Protea Glen Mall
- Location: Protea Glen, Soweto, Gauteng, South Africa
- Coordinates: 26°16′31″S 27°48′42″E﻿ / ﻿26.2752°S 27.8116°E
- Opening date: September 27, 2012
- Developer: 48 developers
- Owner: Masingita Group
- No. of stores and services: 96
- No. of anchor tenants: 2
- Total retail floor area: 30,000 m^{2} (320,000 sq ft)
- No. of floors: 1
- Parking: 1055
- Website: proteaglenmall.co.za

= Protea Glen Mall =

The Protea Glen Mall is a shopping mall in Protea Glen, in Soweto, Gauteng, South Africa, which opened in September 2012.

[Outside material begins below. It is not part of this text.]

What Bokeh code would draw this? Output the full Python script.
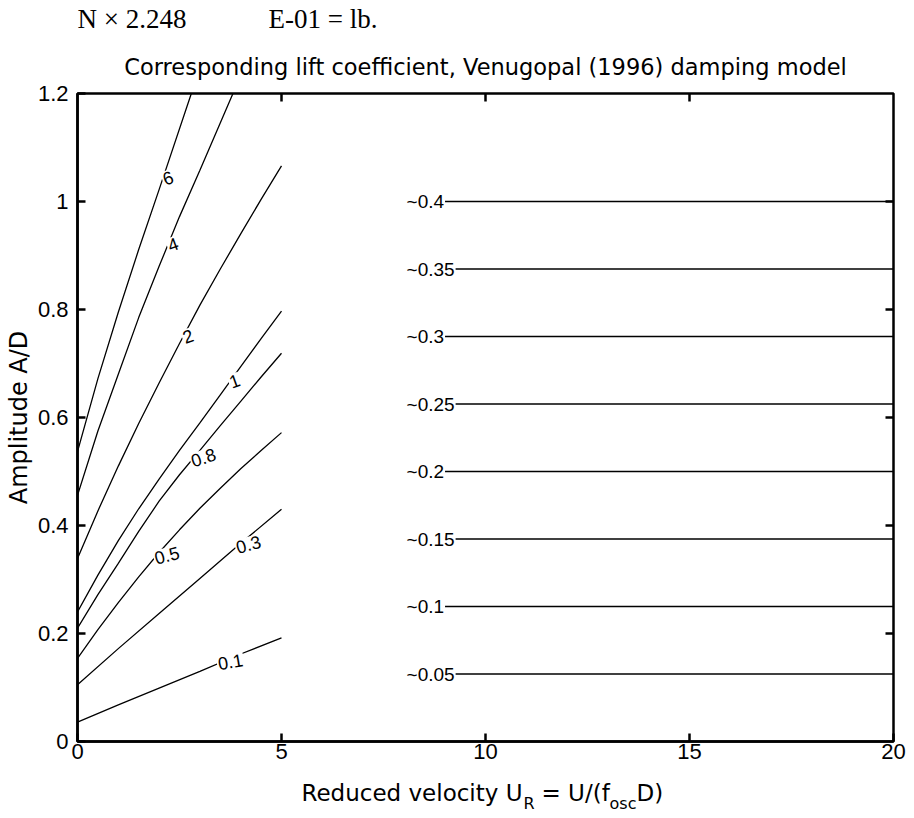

Built at a cost of approximately R360-380 million, the mall is located at the intersection of R558 and Protea Boulevard in the centre of Protea Glen, and has over 90 tenants.

==Background==

Mike Nkuna, chairman of developer Masingita Group, first conceived of placing a mall in Protea Glen in 2005, as residents had been traveling to Lenasia for their shopping. It is the first mall located in the Johannesburg suburb, which has only been developed since the 1990s. It has been the sixth mall to open in Soweto. Locally, it is considered notable for having both rival supermarket retailers Pick n Pay and Shoprite among its tenants.